Segundo os últimos dados da IGAI, houve 772 queixas em 2017, pouco mais do que no ano anterior. Foram poucas as penas disciplinares aplicadas aos agentes: desceram de nove para seis, entre 2016 e 2017. Mas a IGAI sublinhou ser “altamente preocupante” o número de denúncias de ofensas à integridade física por parte das forças de segurança, que totalizaram 267 e representam um terço do global (34,6%).
No projecto coordenado por Silvia Rodríguez Maeso os investigadores têm tentado aceder aos casos investigados pela IGAI, a “polícia dos polícias”, e a processos disciplinares instaurados a agentes.
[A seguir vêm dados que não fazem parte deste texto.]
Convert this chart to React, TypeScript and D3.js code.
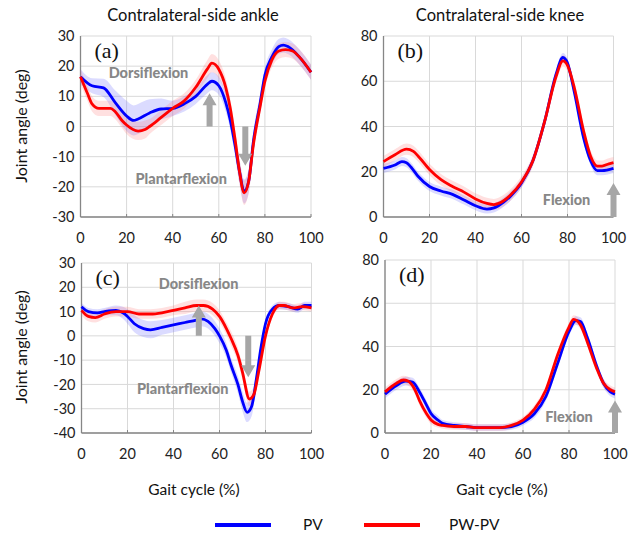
import * as d3 from 'd3'

type Pt = [number, number, number] // gait %, mean angle, sd

// (a) contralateral ankle, top row
const ankleTopPV: Pt[] = [
  [0, 16.5, 2.5], [5, 13.5, 2.5], [10, 12.8, 3], [15, 8, 4], [20, 3.5, 5], [23, 2, 5], [25, 2.5, 5],
  [30, 4.5, 4.5], [35, 5.8, 3.5], [40, 6, 2.5], [45, 7.5, 2.5], [50, 10, 2.5], [55, 14, 3], [57, 15, 3],
  [60, 13.5, 3], [63, 8, 3], [65, 2, 3], [67, -6, 3.5], [69, -15, 4], [71, -21.5, 4], [73, -18, 4],
  [75, -5, 3.5], [78, 8, 3], [80, 17, 2.5], [83, 23, 2.5], [86, 26.5, 2.5], [88, 27, 2.5], [90, 26.5, 2.5],
  [95, 23, 2.5], [100, 18, 2.5],
]
const ankleTopPW: Pt[] = [
  [0, 16.5, 2.5], [3, 11, 2.5], [5, 7.5, 2.5], [8, 6, 2.5], [10, 6, 2.5], [13, 6, 2.5], [15, 5, 2.5],
  [18, 2, 2.5], [20, 0.5, 3], [25, -1.5, 3], [28, -1, 3], [30, 0, 2.5], [35, 3, 2.5], [40, 6, 2.5],
  [45, 8.5, 2.5], [50, 13, 2.5], [55, 19, 3], [57, 21, 3], [60, 19, 3], [63, 13, 3], [65, 6, 3],
  [67, -4, 3.5], [69, -15, 4], [71, -22, 4], [73, -18, 4], [75, -6, 3.5], [78, 7, 3], [80, 15, 2.5],
  [83, 22, 2.5], [86, 25, 2.5], [89, 25.5, 2.5], [92, 25, 2.5], [95, 23, 2.5], [100, 18, 2.5],
]

// (b) contralateral knee, top row
const kneeTopPV: Pt[] = [
  [0, 21.5, 2], [5, 23, 2], [8, 24.5, 2], [10, 24, 2], [12, 22, 2], [15, 18, 2], [20, 13.5, 2],
  [25, 11.5, 2], [30, 10, 2], [35, 7.5, 2], [40, 5, 2], [45, 3.5, 2], [48, 4, 2], [50, 5, 2],
  [55, 9, 2], [60, 15, 2], [65, 25, 2], [70, 42, 2], [75, 63, 2], [78, 70.5, 2], [80, 68, 2],
  [83, 55, 2], [87, 35, 2], [90, 25, 2], [93, 20.5, 2], [95, 20.5, 2], [100, 21.5, 2],
]
const kneeTopPW: Pt[] = [
  [0, 24.5, 2.5], [5, 27.5, 2.5], [10, 30, 2.5], [13, 29, 2.5], [15, 27, 2.5], [20, 21, 2.5],
  [25, 16.5, 2.5], [30, 13.5, 2.5], [35, 11, 2.5], [40, 8, 2.5], [45, 6, 2.5], [48, 5.5, 2.5],
  [50, 6, 2.5], [55, 9.5, 2.5], [60, 15.5, 2.5], [65, 25, 2.5], [70, 42, 2.5], [75, 62, 2.5],
  [78, 69, 2.5], [80, 67, 2.5], [83, 57, 2.5], [87, 38, 2.5], [90, 27, 2.5], [93, 22.5, 2.5],
  [95, 22.5, 2.5], [98, 23.5, 2.5], [100, 24, 2.5],
]

// (c) contralateral ankle, bottom row
const ankleBotPV: Pt[] = [
  [0, 12, 1.5], [3, 10, 1.5], [7, 9.5, 1.5], [10, 10, 1.5], [15, 10.5, 2], [18, 9.5, 2.5], [20, 8, 3],
  [23, 5, 3.5], [27, 3, 3.5], [30, 2.5, 3.5], [35, 3.5, 3], [40, 4.5, 3], [45, 5.5, 3], [50, 6.5, 3],
  [52, 7, 3], [55, 6, 3], [58, 3, 3], [60, 0, 3], [63, -6, 3], [65, -12, 3], [68, -20, 3.5],
  [70, -27, 4], [72, -31.5, 4], [74, -29, 4], [76, -18, 3], [78, -5, 2], [80, 5, 1.5], [83, 11, 1.5],
  [86, 12.5, 1.5], [90, 12, 1.5], [94, 11, 1.5], [97, 12.5, 1.5], [100, 12.5, 1.5],
]
const ankleBotPW: Pt[] = [
  [0, 10.5, 2], [3, 8, 2], [6, 7.5, 2], [10, 9, 2], [15, 10, 2], [20, 10, 2], [25, 9, 2],
  [30, 9, 2], [35, 9.5, 2], [40, 10.5, 2], [45, 11.5, 2.5], [50, 12.5, 2.5], [53, 12.5, 2.5],
  [57, 11, 2.5], [60, 8, 2.5], [63, 3, 2.5], [65, -1, 3], [68, -8, 3], [70, -15, 3], [73, -26, 3],
  [75, -24, 3], [77, -15, 2.5], [80, 0, 2], [83, 9, 1.5], [86, 12.5, 1.5], [88, 12.5, 1.5],
  [92, 11.5, 1.5], [96, 12, 1.5], [100, 11.5, 1.5],
]

// (d) contralateral knee, bottom row
const kneeBotPV: Pt[] = [
  [0, 18, 2], [5, 22, 2], [9, 24, 2], [12, 23.5, 2], [15, 19, 2], [18, 13, 2], [20, 9, 2],
  [23, 6, 2], [25, 4.5, 1.5], [30, 3.5, 1.5], [35, 3, 1.5], [40, 2.5, 1.5], [45, 2.5, 1.5],
  [50, 2.5, 1.5], [55, 3, 1.5], [60, 5, 1.5], [65, 9, 2], [70, 17, 2], [75, 32, 2], [80, 47, 2],
  [83, 52, 2], [85, 51.5, 2], [88, 44, 2], [92, 31, 2], [95, 23, 2], [98, 19, 2], [100, 18, 2],
]
const kneeBotPW: Pt[] = [
  [0, 19, 2], [5, 23, 2], [8, 24.5, 2], [10, 24, 2], [13, 20, 2], [15, 15, 2], [18, 9, 2],
  [20, 6, 2], [23, 4, 1.5], [25, 3.5, 1.5], [30, 3, 1.5], [35, 3, 1.5], [40, 2.5, 1.5],
  [45, 2.5, 1.5], [50, 2.5, 1.5], [55, 3.5, 1.5], [60, 6, 1.5], [65, 11, 2], [70, 20, 2],
  [75, 36, 2], [80, 49, 2], [82, 52.5, 2], [85, 50, 2], [88, 42, 2], [92, 30, 2], [95, 23, 2],
  [98, 20, 2], [100, 19, 2],
]

const xTicks = [0, 20, 40, 60, 80, 100]
const ankleTopTicks = [-30, -20, -10, 0, 10, 20, 30]
const ankleBotTicks = [-40, -30, -20, -10, 0, 10, 20, 30]
const kneeTicks = [0, 20, 40, 60, 80]
const seriesNames = ['PV', 'PW-PV']

const FONT = 'Lato, "Open Sans", sans-serif'
const BLUE = '#0000ff'
const RED = '#ff0000'
const GREY = '#a6a6a6'

interface Note { text: string; x: number; y: number }
interface Arrow { x: number; from: number; to: number }

interface PanelProps {
  left: number; right: number; top: number; bottom: number
  domain: [number, number]
  yTicks: number[]
  pv: Pt[]; pw: Pt[]
  tag: string
  notes: Note[]
  arrows: Arrow[]
}

function Panel({ left, right, top, bottom, domain, yTicks, pv, pw, tag, notes, arrows }: PanelProps) {
  const x = d3.scaleLinear().domain([0, 100]).range([left, right])
  const y = d3.scaleLinear().domain(domain).range([bottom, top])

  const line = d3.line<Pt>().x(d => x(d[0])).y(d => y(d[1])).curve(d3.curveMonotoneX)
  const band = d3.area<Pt>().x(d => x(d[0])).y0(d => y(d[1] - d[2])).y1(d => y(d[1] + d[2])).curve(d3.curveMonotoneX)

  return (
    <g>
      {/* grid */}
      {yTicks.map(t => (
        <line key={'h' + t} x1={left} x2={right} y1={y(t)} y2={y(t)} stroke="#d9d9d9" strokeWidth={1} />
      ))}
      {xTicks.map(t => (
        <line key={'v' + t} x1={x(t)} x2={x(t)} y1={top} y2={bottom} stroke="#d9d9d9" strokeWidth={1} />
      ))}
      {/* axes */}
      <line x1={left} x2={left} y1={top} y2={bottom} stroke="#868686" strokeWidth={1.3} />
      <line x1={left} x2={right} y1={bottom} y2={bottom} stroke="#868686" strokeWidth={1.3} />
      {xTicks.map(t => (
        <line key={'t' + t} x1={x(t)} x2={x(t)} y1={bottom} y2={bottom - 3} stroke="#868686" strokeWidth={1} />
      ))}
      {yTicks.map(t => (
        <text key={'yl' + t} x={left - 6} y={y(t)} dy="0.35em" textAnchor="end" fontSize={14.5} fontFamily={FONT} fill="#222">
          {t}
        </text>
      ))}
      {xTicks.map(t => (
        <text key={'xl' + t} x={x(t)} y={bottom + 26} textAnchor="middle" fontSize={14.5} fontFamily={FONT} fill="#222">
          {t}
        </text>
      ))}

      {/* sd bands and means */}
      <path d={band(pv) ?? ''} fill="#6f6fff" fillOpacity={0.25} />
      <path d={band(pw) ?? ''} fill="#ff7070" fillOpacity={0.22} />
      <path d={line(pv) ?? ''} fill="none" stroke={BLUE} strokeWidth={2.8} />
      <path d={line(pw) ?? ''} fill="none" stroke={RED} strokeWidth={2.8} />

      {/* annotations */}
      {arrows.map((a, i) => {
        const ax = x(a.x)
        const y0 = y(a.from)
        const y1 = y(a.to)
        const dir = y1 < y0 ? 1 : -1
        const head = 12
        const hw = 7
        const sw = 3
        const neck = y1 + dir * head
        const pts = [
          [ax - sw, y0], [ax - sw, neck], [ax - hw, neck], [ax, y1], [ax + hw, neck], [ax + sw, neck], [ax + sw, y0],
        ].map(p => p.join(',')).join(' ')
        return <polygon key={'a' + i} points={pts} fill={GREY} />
      })}
      {notes.map(n => (
        <text key={n.text} x={x(n.x)} y={y(n.y)} textAnchor="middle" fontSize={14.5} fontWeight="900" fontFamily={FONT} fill="#878787">
          {n.text}
        </text>
      ))}
      <text x={left + 14} y={top + 22} fontSize={22} fontFamily='"Liberation Serif", "DejaVu Serif", serif' fill="#111">
        {tag}
      </text>
    </g>
  )
}

export default function App() {
  return (
    <svg width={636} height={536} style={{ position: 'absolute', left: 0, top: 0, background: '#fff' }}>
      <text x={193} y={21} textAnchor="middle" fontSize={16.5} fontFamily={FONT} fill="#111">Contralateral-side ankle</text>
      <text x={500} y={21} textAnchor="middle" fontSize={16.5} fontFamily={FONT} fill="#111">Contralateral-side knee</text>

      <text transform="translate(27,126) rotate(-90)" textAnchor="middle" fontSize={16} fontFamily={FONT} fill="#111">Joint angle (deg)</text>
      <text transform="translate(27,347) rotate(-90)" textAnchor="middle" fontSize={16} fontFamily={FONT} fill="#111">Joint angle (deg)</text>

      <Panel left={80.5} right={311} top={36} bottom={217} domain={[-30, 30]} yTicks={ankleTopTicks}
        pv={ankleTopPV} pw={ankleTopPW} tag="(a)"
        notes={[{ text: 'Dorsiflexion', x: 29.5, y: 16.2 }, { text: 'Plantarflexion', x: 43.7, y: -19.2 }]}
        arrows={[{ x: 56, from: 0, to: 11 }, { x: 71.5, from: 0, to: -13 }]} />
      <Panel left={383.5} right={613.5} top={36} bottom={217} domain={[0, 80]} yTicks={kneeTicks}
        pv={kneeTopPV} pw={kneeTopPW} tag="(b)"
        notes={[{ text: 'Flexion', x: 79.6, y: 5.2 }]}
        arrows={[{ x: 100, from: 0, to: 15 }]} />
      <Panel left={81.5} right={311.5} top={263} bottom={433} domain={[-40, 30]} yTicks={ankleBotTicks}
        pv={ankleBotPV} pw={ankleBotPW} tag="(c)"
        notes={[{ text: 'Dorsiflexion', x: 50.9, y: 19.3 }, { text: 'Plantarflexion', x: 44, y: -23.9 }]}
        arrows={[{ x: 51, from: 0, to: 12.5 }, { x: 72.5, from: 0, to: -17 }]} />
      <Panel left={385} right={615} top={260} bottom={433} domain={[0, 80]} yTicks={kneeTicks}
        pv={kneeBotPV} pw={kneeBotPW} tag="(d)"
        notes={[{ text: 'Flexion', x: 80, y: 5 }]}
        arrows={[{ x: 100, from: 0, to: 15 }]} />

      <text x={194} y={495} textAnchor="middle" fontSize={15.5} fontFamily={FONT} fill="#111">Gait cycle (%)</text>
      <text x={502} y={495} textAnchor="middle" fontSize={15.5} fontFamily={FONT} fill="#111">Gait cycle (%)</text>

      {/* legend */}
      {seriesNames.map((name, i) => {
        const lx = i === 0 ? 215 : 364
        const tx = i === 0 ? 303 : 449
        return (
          <g key={name}>
            <line x1={lx} x2={lx + 56} y1={525} y2={525} stroke={i === 0 ? BLUE : RED} strokeWidth={4} />
            <text x={tx} y={530} fontSize={15.5} fontFamily={FONT} fill="#111">{name}</text>
          </g>
        )
      })}
    </svg>
  )
}
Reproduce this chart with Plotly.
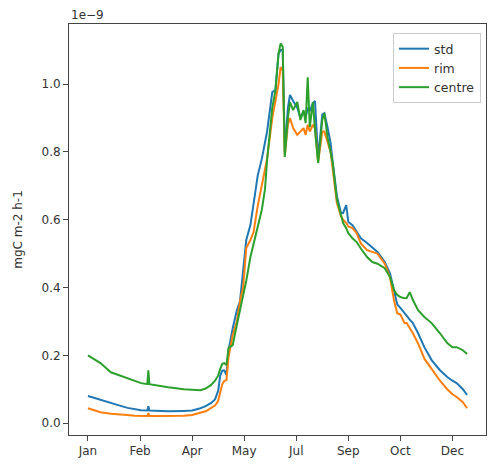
import plotly.graph_objects as go

days = [0, 6, 12, 22, 29, 38, 45, 51, 57, 58, 59, 68, 77, 92, 100, 108, 113, 118, 122, 125,
        127, 129, 131, 133, 135, 139, 143, 146, 149, 152, 156, 159, 163, 167, 170, 172, 177,
        180, 183, 185, 187, 189, 192, 194, 197, 201, 204, 207, 209, 211, 213, 216, 218, 221,
        225, 227, 230, 233, 235, 239, 243, 245, 248, 250, 254, 258, 262, 268, 273, 278, 285,
        290, 294, 297, 300, 304, 306, 309, 312, 317, 323, 330, 338, 345, 350, 354, 360, 364]

std = [0.080, 0.074, 0.068, 0.058, 0.053, 0.045, 0.041, 0.038, 0.037, 0.050, 0.037, 0.036,
       0.035, 0.036, 0.037, 0.044, 0.050, 0.059, 0.070, 0.095, 0.140, 0.155, 0.155, 0.142,
       0.215, 0.280, 0.333, 0.360, 0.450, 0.540, 0.584, 0.649, 0.730, 0.780, 0.830, 0.860,
       0.976, 0.982, 1.090, 1.100, 1.100, 0.800, 0.930, 0.968, 0.950, 0.930, 0.900, 0.920,
       0.900, 0.930, 0.920, 0.944, 0.950, 0.780, 0.910, 0.914, 0.873, 0.826, 0.770, 0.670,
       0.620, 0.620, 0.643, 0.593, 0.584, 0.565, 0.545, 0.531, 0.519, 0.505, 0.475, 0.442,
       0.390, 0.350, 0.340, 0.324, 0.315, 0.305, 0.295, 0.265, 0.224, 0.186, 0.156, 0.136,
       0.125, 0.118, 0.100, 0.083]

rim = [0.044, 0.038, 0.032, 0.028, 0.027, 0.024, 0.022, 0.021, 0.021, 0.030, 0.021, 0.021,
       0.021, 0.022, 0.024, 0.030, 0.035, 0.044, 0.052, 0.065, 0.095, 0.115, 0.125, 0.127,
       0.195, 0.260, 0.300, 0.360, 0.400, 0.516, 0.540, 0.563, 0.640, 0.700, 0.755, 0.780,
       0.900, 0.950, 1.000, 1.050, 1.040, 0.790, 0.880, 0.900, 0.870, 0.850, 0.860, 0.870,
       0.850, 0.880, 0.860, 0.880, 0.870, 0.770, 0.860, 0.860, 0.830, 0.800, 0.750, 0.650,
       0.610, 0.600, 0.590, 0.580, 0.575, 0.560, 0.530, 0.510, 0.505, 0.500, 0.470, 0.431,
       0.360, 0.324, 0.320, 0.295, 0.295, 0.280, 0.265, 0.235, 0.190, 0.160, 0.125, 0.100,
       0.085, 0.077, 0.062, 0.044]

centre = [0.200, 0.188, 0.177, 0.150, 0.142, 0.133, 0.125, 0.118, 0.115, 0.156, 0.115, 0.110,
          0.106, 0.100, 0.098, 0.097, 0.102, 0.112, 0.125, 0.140, 0.160, 0.175, 0.177, 0.171,
          0.222, 0.230, 0.290, 0.333, 0.383, 0.420, 0.490, 0.530, 0.578, 0.630, 0.690, 0.776,
          0.930, 0.980, 1.090, 1.120, 1.110, 0.785, 0.900, 0.947, 0.923, 0.947, 0.894, 0.923,
          0.885, 1.020, 0.873, 0.947, 0.864, 0.767, 0.894, 0.914, 0.844, 0.800, 0.767, 0.660,
          0.610, 0.590, 0.575, 0.560, 0.545, 0.534, 0.515, 0.490, 0.475, 0.470, 0.457, 0.431,
          0.392, 0.378, 0.372, 0.368, 0.369, 0.386, 0.363, 0.333, 0.313, 0.295, 0.265, 0.236,
          0.224, 0.224, 0.215, 0.204]

tick_days = [0, 50, 100, 150, 200, 250, 300, 350]
tick_labels = ["Jan", "Feb", "Apr", "May", "Jul", "Sep", "Oct", "Dec"]
y_ticks = [0.0, 0.2, 0.4, 0.6, 0.8, 1.0]

series = [("std", std, "#1f77b4"), ("rim", rim, "#ff7f0e"), ("centre", centre, "#2ca02c")]

fig = go.Figure()
for name, vals, col in series:
    fig.add_trace(go.Scatter(x=days, y=vals, mode="lines", name=name,
                             line=dict(color=col, width=2)))

axis_common = dict(showline=True, linecolor="#444", linewidth=1, mirror=True,
                   ticks="outside", ticklen=5, tickcolor="#444", showgrid=False,
                   zeroline=False, tickfont=dict(family="DejaVu Sans", size=12, color="#333"))

fig.update_layout(
    width=488, height=467,
    margin=dict(l=69, r=2, t=24, b=32),
    paper_bgcolor="white", plot_bgcolor="white",
    font=dict(family="DejaVu Sans", size=12, color="#333"),
    xaxis=dict(range=[-18.2, 382.2], tickvals=tick_days, ticktext=tick_labels, **axis_common),
    yaxis=dict(range=[-0.035, 1.177], tickvals=y_ticks, tickformat=".1f",
               title=dict(text="mgC m-2 h-1", standoff=16, font=dict(size=12)), **axis_common),
    legend=dict(x=0.988, y=0.978, xanchor="right", yanchor="top",
                bordercolor="#ccc", borderwidth=1, bgcolor="rgba(255,255,255,0.8)",
                font=dict(size=12.5), tracegroupgap=0),
    showlegend=True,
    annotations=[dict(text="1e\u22129", xref="paper", yref="paper", x=0, y=1,
                      xanchor="left", yanchor="bottom", showarrow=False,
                      font=dict(size=12, color="#333"))],
)

fig.write_html("out.html", config={"displayModeBar": False},
               post_script="document.body.style.margin='0';document.body.style.overflow='hidden';")
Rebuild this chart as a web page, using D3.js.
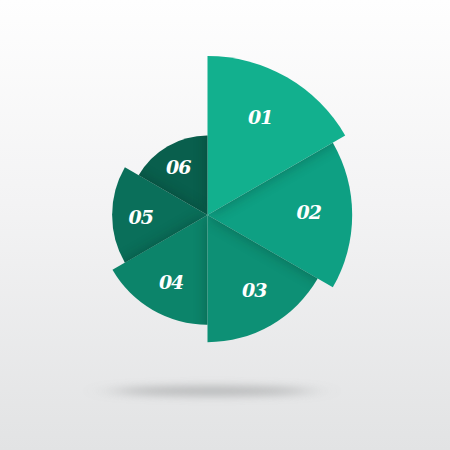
<!DOCTYPE html>
<html>
<head>
<meta charset="utf-8">
<script src="https://cdn.jsdelivr.net/npm/d3@7"></script>
<style>
  html, body { margin: 0; padding: 0; background: #fff; }
  svg { display: block; }
</style>
</head>
<body>
<svg id="chart"></svg>
<script>
// sector labels, clockwise from 12 o'clock
let labels = ['01', '02', '03', '04', '05', '06'];
// relative length of each sector
let values = [100, 91, 80, 69, 60, 50];
let colors = ['#12b08e', '#0ea083', '#0d9075', '#0c846a', '#0a6f5a', '#095f4d'];
// which neighbour lays its shadow on each sector
let shadowFrom = [[], [0], [1], [2], [3], [0, 4]];

let width = 450, height = 450;
let cx = 207.5, cy = 215;

let svg = d3.select('#chart')
    .attr('width', width)
    .attr('height', height);

let defs = svg.append('defs');

let bg = defs.append('linearGradient')
    .attr('id', 'bg')
    .attr('x1', 0).attr('y1', 0).attr('x2', 0).attr('y2', 1);
bg.append('stop').attr('offset', '0%').attr('stop-color', '#fefefe');
bg.append('stop').attr('offset', '45%').attr('stop-color', '#f3f3f4');
bg.append('stop').attr('offset', '100%').attr('stop-color', '#e2e3e4');

defs.append('filter')
    .attr('id', 'soft')
    .attr('x', '-50%').attr('y', '-50%').attr('width', '200%').attr('height', '200%')
    .append('feGaussianBlur')
    .attr('stdDeviation', 7);

defs.append('filter')
    .attr('id', 'floor')
    .attr('x', '-50%').attr('y', '-300%').attr('width', '200%').attr('height', '700%')
    .append('feGaussianBlur')
    .attr('stdDeviation', '16 4');

svg.append('rect')
    .attr('width', width)
    .attr('height', height)
    .attr('fill', 'url(#bg)');

// floor shadow under the chart
svg.append('ellipse')
    .attr('cx', 212)
    .attr('cy', 391)
    .attr('rx', 100)
    .attr('ry', 5)
    .attr('fill', '#a9aaab')
    .attr('opacity', 0.75)
    .attr('filter', 'url(#floor)');

let rScale = d3.scaleLinear()
    .domain([0, 100])
    .range([0, 159]);

let pie = d3.pie()
    .value(function () { return 1; })
    .sort(null);

let slices = pie(values).map(function (d, i) {
    d.label = labels[i];
    d.r = rScale(values[i]);
    return d;
});

let arc = d3.arc()
    .innerRadius(0)
    .outerRadius(function (d) { return d.r; });

let g = svg.append('g')
    .attr('transform', 'translate(' + cx + ',' + cy + ')');

slices.forEach(function (d, i) {
    defs.append('clipPath')
        .attr('id', 'clip' + i)
        .append('path')
        .attr('d', arc(d));
});

let sector = g.selectAll('g.sector')
    .data(slices)
    .enter()
    .append('g')
    .attr('class', 'sector');

sector.append('path')
    .attr('d', arc)
    .attr('fill', function (d, i) { return colors[i]; });

sector.each(function (d, i) {
    let sg = d3.select(this).append('g')
        .attr('clip-path', 'url(#clip' + i + ')');
    shadowFrom[i].forEach(function (j) {
        sg.append('path')
            .attr('d', arc(slices[j]))
            .attr('fill', '#02261e')
            .attr('opacity', 0.35)
            .attr('filter', 'url(#soft)');
    });
});

sector.append('text')
    .attr('transform', function (d) {
        let a = (d.startAngle + d.endAngle) / 2 - 0.03;
        let r = d.r * 0.7;
        return 'translate(' + (Math.sin(a) * r) + ',' + (-Math.cos(a) * r) + ')';
    })
    .attr('text-anchor', 'middle')
    .attr('dy', '0.35em')
    .style('font-family', '"DejaVu Serif", serif')
    .style('font-style', 'italic')
    .style('font-weight', 'bold')
    .style('font-size', '19px')
    .style('letter-spacing', '-1px')
    .style('fill', '#ffffff')
    .text(function (d) { return d.label; });
</script>
</body>
</html>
A coordenadora critica a instituição por ausência de transparência nos processos. “Numa inspecção como a IGAI não temos relatórios específicos públicos sobre como se faz o controlo das forças policiais e o policiamento das chamadas zonas urbanas sensíveis. A Assembleia da República tem de fazer esses pedidos e a IGAI responder.”
Porém, para o operacional do Corpo de Intervenção da PSP Manuel Morais, que está a terminar um mestrado sobre a acção policial nas zonas urbanas sensíveis, os dados sobre Portugal em relatórios internacionais não são mais preocupantes do que em outros países. É afirmativo na defesa dos colegas: “Não se pode confundir o que é o trabalho policial com o racismo."
Pelo que viu de imagens no bairro da Jamaica, o agente da PSP comenta: “É muito mais fácil dizer do que fazer o ideal, estamos a lidar com emoções. Parece-me que a polícia foi fazer o seu trabalho e foi recebida com agressividade.” Também o recurso a balas de borracha durante a manifestação em Lisboa pareceu a opção correcta "para evitar cargas policiais”. “Se dispersarem, evitam que haja conflitos físicos."
“Claro” que vê uma ligação entre os três acontecimentos: “O facto de saírem as imagens fez despertar a violência noutros lugares.” E prevê: “Vai haver mais tentativas, de forma a amedrontar os políticos para ver se amedrontam os polícias.”
Embora admita que é preciso mudar muita coisa “na polícia e na sociedade”, diz: "Não se podem tratar problemas sociais como problemas policiais.”
O ministro da Administração Interna, Eduardo Cabrita, não respondeu às questões colocadas pelo PÚBLICO sobre a polícia que tutela.